Un programa financiado por EE.UU. en el país centroamericano persigue arrebatar a los jóvenes de las garras del crimen y disminuir los niveles de violencia. Ya hay resultados.
La oleada de niños y adolescentes centroamericanos indocumentados que llegaron al sur de EE.UU. en el verano de 2014, tenía detrás de sí una bestia que la acosaba: la violencia, los altos niveles de criminalidad imperantes en sus países de origen.
Quien se arriesga a tanto con tan pocos años es porque lo tiene claro: mejor morir intentando alcanzar a un sitio seguro, que hacerlo bajo los golpes de machete con que las pandillas –las tristemente famosas maras– se deshacen de sus rivales, o de gente inocente que no pagó el “impuesto”, o de cualquiera que transite por el lugar equivocado.
La situación, sin embargo, está empezando a cambiar en algunos sitios, como Honduras. Allí, con el apoyo de la Agencia de EE.UU. para el Desarrollo Internacional (USAID), se han estado implementando iniciativas de prevención del delito e inserción social que ya muestran algunos datos alentadores: si en 2012 la tasa de criminalidad del país era la más alta del mundo, con 90.4 homicidios por cada 100.000 habitantes, a inicios de 2016 ya se ubicaba en los 60. Solo para ilustrar: algunos de los sitios más críticos, como la noroccidental ciudad de Choloma, tenían un índice de 94,5 homicidios por cada 100.000 habitantes, pero a finales de 2013 la tasa había descendido a 68,3, una disminución del 20 por ciento.

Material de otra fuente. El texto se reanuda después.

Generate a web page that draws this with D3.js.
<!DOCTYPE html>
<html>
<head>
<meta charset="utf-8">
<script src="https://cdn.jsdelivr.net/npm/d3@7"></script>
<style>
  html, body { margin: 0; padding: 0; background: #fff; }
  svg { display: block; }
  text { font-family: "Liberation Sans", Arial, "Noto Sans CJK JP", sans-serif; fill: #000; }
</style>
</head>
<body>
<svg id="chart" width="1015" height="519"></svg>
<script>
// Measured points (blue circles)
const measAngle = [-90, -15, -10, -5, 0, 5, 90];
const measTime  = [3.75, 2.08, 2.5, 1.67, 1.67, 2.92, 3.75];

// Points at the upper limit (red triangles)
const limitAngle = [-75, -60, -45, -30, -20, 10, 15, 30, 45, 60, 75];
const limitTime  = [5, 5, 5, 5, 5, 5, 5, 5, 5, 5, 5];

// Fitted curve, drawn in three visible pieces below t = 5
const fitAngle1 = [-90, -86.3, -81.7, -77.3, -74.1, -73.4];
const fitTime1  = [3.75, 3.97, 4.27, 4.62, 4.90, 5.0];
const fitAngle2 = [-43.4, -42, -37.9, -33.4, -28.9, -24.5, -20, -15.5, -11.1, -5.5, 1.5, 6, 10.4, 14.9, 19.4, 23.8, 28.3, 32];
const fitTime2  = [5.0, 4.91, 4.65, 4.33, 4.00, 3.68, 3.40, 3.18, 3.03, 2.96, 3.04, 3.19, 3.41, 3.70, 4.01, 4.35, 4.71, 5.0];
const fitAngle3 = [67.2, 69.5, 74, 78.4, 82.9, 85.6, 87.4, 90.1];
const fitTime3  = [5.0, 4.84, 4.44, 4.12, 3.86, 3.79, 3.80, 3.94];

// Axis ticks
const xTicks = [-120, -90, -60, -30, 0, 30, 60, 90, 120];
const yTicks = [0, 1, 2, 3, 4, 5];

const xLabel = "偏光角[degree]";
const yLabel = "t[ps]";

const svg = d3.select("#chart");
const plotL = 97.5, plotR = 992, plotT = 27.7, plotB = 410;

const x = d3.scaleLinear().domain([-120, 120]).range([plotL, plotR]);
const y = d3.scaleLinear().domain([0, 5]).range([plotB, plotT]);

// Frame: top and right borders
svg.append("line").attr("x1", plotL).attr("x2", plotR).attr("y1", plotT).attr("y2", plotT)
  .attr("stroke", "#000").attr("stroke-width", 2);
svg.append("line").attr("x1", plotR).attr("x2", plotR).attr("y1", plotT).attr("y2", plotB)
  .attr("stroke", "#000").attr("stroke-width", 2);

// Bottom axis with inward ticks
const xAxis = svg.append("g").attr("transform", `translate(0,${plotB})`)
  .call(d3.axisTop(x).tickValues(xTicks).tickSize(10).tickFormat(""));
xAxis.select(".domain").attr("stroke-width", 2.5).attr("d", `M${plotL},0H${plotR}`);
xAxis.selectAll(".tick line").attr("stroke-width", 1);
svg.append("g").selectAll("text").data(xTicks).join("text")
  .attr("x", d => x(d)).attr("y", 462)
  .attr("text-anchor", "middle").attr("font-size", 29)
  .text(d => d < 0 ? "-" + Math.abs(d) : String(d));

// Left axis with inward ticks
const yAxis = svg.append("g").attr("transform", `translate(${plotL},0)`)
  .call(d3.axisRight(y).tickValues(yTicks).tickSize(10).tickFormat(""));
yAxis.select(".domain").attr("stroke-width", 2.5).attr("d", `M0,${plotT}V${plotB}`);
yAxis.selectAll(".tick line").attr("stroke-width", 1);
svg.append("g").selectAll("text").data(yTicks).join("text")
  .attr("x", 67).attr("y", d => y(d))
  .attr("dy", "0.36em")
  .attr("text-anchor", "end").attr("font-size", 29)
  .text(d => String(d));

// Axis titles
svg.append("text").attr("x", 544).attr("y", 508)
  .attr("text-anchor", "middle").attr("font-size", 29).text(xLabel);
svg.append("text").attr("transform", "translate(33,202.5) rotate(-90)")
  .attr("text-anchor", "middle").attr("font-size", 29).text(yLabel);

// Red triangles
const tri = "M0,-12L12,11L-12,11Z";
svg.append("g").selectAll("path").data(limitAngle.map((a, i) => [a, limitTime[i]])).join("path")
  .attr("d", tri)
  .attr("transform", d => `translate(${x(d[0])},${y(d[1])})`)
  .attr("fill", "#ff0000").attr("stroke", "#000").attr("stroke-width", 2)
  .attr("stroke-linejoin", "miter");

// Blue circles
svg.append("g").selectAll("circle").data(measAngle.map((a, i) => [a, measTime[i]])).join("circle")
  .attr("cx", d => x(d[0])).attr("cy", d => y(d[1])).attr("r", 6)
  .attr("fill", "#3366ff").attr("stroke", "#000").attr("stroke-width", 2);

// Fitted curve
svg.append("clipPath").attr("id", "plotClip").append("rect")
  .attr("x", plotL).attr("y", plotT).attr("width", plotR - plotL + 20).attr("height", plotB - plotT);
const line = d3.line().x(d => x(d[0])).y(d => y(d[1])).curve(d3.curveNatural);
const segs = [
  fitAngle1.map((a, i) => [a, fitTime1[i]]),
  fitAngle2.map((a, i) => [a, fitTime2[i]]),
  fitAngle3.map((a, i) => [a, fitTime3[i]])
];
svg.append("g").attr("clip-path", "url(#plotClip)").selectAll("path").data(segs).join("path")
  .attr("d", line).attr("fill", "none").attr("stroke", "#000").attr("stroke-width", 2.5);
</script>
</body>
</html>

Demasiados asesinatos aún, cierto. Pero “Roma no se hizo en un día”.
Mejor con el balón que con la navaja
En estos números esperanzadores está incidiendo la labor de los denominados Centros de Alcance (CDA), una estructura comunitaria que es parte del programa Alianza Joven Honduras-USAID. La agencia estadounidense se encarga de remodelar los edificios que se entregan para estos fines, así como de proveer todos los insumos necesarios, desde ordenadores hasta altavoces, material didáctico, balones de fútbol, vestuario, etc., y de facilitar el reclutamiento del personal especializado.
Los CDA trabajan con los jóvenes en situación de mayor vulnerabilidad, bien por estar en un entorno “complicado” –como ciertos barrios muy pobres en los que los criminales reclutan a sus nuevos sicarios–, bien por haber sufrido ya, en sí o en sus familiares, algún tipo de daño por parte de los pandilleros, o bien por haber sido, ellos mismos, miembros de esos grupos.
A día de hoy existen 46 de estas instituciones en 7 ciudades del país, en las que prestan su servicio solidario unos 1.200 voluntarios de las propias comunidades. En los centros, los chicos reciben clases de inglés, de música y de las materias que cursan en sus colegios; se les enseña cómo solucionar los conflictos por vía pacífica, y se les entrena en habilidades laborales que les permitan labrarse un futuro. De hecho, el apoyo incluye ayudarlos a insertarse laboralmente tras la formación recibida.
Y hay también deportes. Según escribe Sonia Nazario en un extenso reportaje sobre el tema en The New York Times, la USAID ha financiado la limpieza y habilitación de campos de fútbol abandonados, en los que, más que balones, lo que menudeaban eran los restos de personas asesinadas, allí tirados por los pandilleros.
Hoy el panorama es algo diferente. En Rivera Hernández, una de las barriadas más letales de la ciudad de San Pedro Sula, la periodista recoge el testimonio del voluntario Daniel Pacheco, carpintero y pastor evangélico, quien le revela su estrategia: suele concertar partidos de fútbol entre los chicos del CDA Casa de la Esperanza y un grupo de sicarios de la comarca –solo uno de estos cargaba sobre sus espaldas con más de 120 asesinatos–.
“Cuando los pandilleros regresan a casa –dice Pacheco–, se van directamente a la cama, agotados. Esa noche no matarán a nadie. Además, si juegan con los otros, ya no los verán como enemigos. Te dicen: ‘¿Cuándo es el próximo partido?’”.